Biochem Pharmacol 2015 Nov 20;98(1):92-101. Epub 2015 Aug 20.
Advanced Center for Chronic Disease (ACCDiS) and Center for Molecular Studies of the Cell (CEMC), Facultad de Ciencias Químicas y Farmacéuticas & Facultad de Medicina, Universidad de Chile, Santiago, Chile; Instituto de Ciencias Biomédicas (ICBM), Facultad de Medicina, Universidad de Chile, Santiago, Chile; Department of Internal Medicine (Cardiology Division), University of Texas Southwestern Medical Center, Dallas, Texas, USA. Electronic address:
Aim: FK866 is an inhibitor of the NAD(+) synthesis rate-limiting enzyme nicotinamide phosphoribosyltransferase (NAMPT). Using FK866 to target NAD(+) synthesis has been proposed as a treatment for inflammatory diseases and cancer. However, use of FK866 may pose cardiovascular risks, as NAMPT expression is decreased in various cardiomyopathies, with low NAD(+) levels playing an important role in cardiovascular disease progression. In addition, low NAD(+) levels are associated with cardiovascular risk conditions such as aging, dyslipidemia, and type II diabetes mellitus. The aim of this work was to study the effects of FK866-induced NAD(+) depletion on mitochondrial metabolism and adaptive stress responses in cardiomyocytes.

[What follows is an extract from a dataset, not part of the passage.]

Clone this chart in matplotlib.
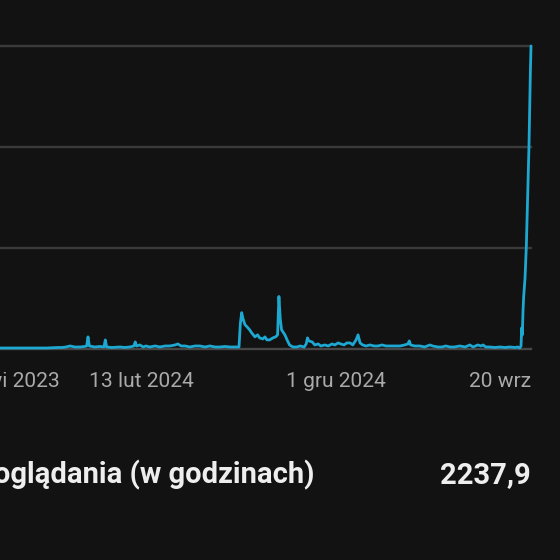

Methods And Results: FK866 was used to deplete NAD(+) levels in cultured rat cardiomyocytes. Cell viability, mitochondrial metabolism, and adaptive responses to insulin, norepinephrine, and H2O2 were assessed in cardiomyocytes. The drop in NAD(+) induced by FK866 decreased mitochondrial metabolism without changing cell viability. Insulin-stimulated Akt phosphorylation, glucose uptake, and H2O2-survival were compromised by FK866. Glycolytic gene transcription was increased, whereas cardiomyocyte hypertrophy induced by norepinephrine was prevented. Restoring NAD(+) levels via nicotinamide mononucleotide administration reestablished mitochondrial metabolism and adaptive stress responses.
Conclusion: This work shows that FK866 compromises mitochondrial metabolism and the adaptive response of cardiomyocytes to norepinephrine, H2O2, and insulin.